Nobody’s Girl was released posthumously in October 2025, months after Giuffre’s death by suicide in April at age 41. The timing amplified its impact. With no possibility of further legal challenges or negotiations from its author, the book arrived as her unequivocal final statement. It quickly climbed bestseller lists and reignited global conversations about accountability, elite networks, and the cost of looking the other way.
Readers and reviewers have described the memoir as both devastating and empowering. It does not merely recount trauma — it demands recognition and reform. Giuffre’s voice emerges clearly on every page: measured, resilient, and unwilling to be reduced to a footnote in someone else’s scandal. The closing chapters, completed in her final weeks, carry a particular emotional weight, reflecting her awareness that this would be her last opportunity to shape the narrative.

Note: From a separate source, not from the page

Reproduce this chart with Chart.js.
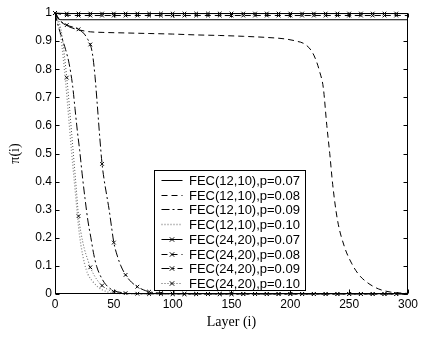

Her instruction to “publish it anyway” has become a rallying phrase among survivors and advocates. It symbolizes defiance in the face of pressure, illness, and institutional resistance. In choosing to finish and release the book despite everything, Giuffre transformed personal suffering into public record.
Virginia Giuffre’s final act was not one of surrender. It was an assertion of agency — a refusal to let her story be edited, diluted, or erased by those who benefited from her silence. Through Nobody’s Girl, she ensured that her truth would outlast her. The powerful may have wished the book never existed, but Virginia Giuffre made certain it would be read.
Her legacy continues to challenge the world long after her passing. In the end, she did not just survive the silence. She shattered it.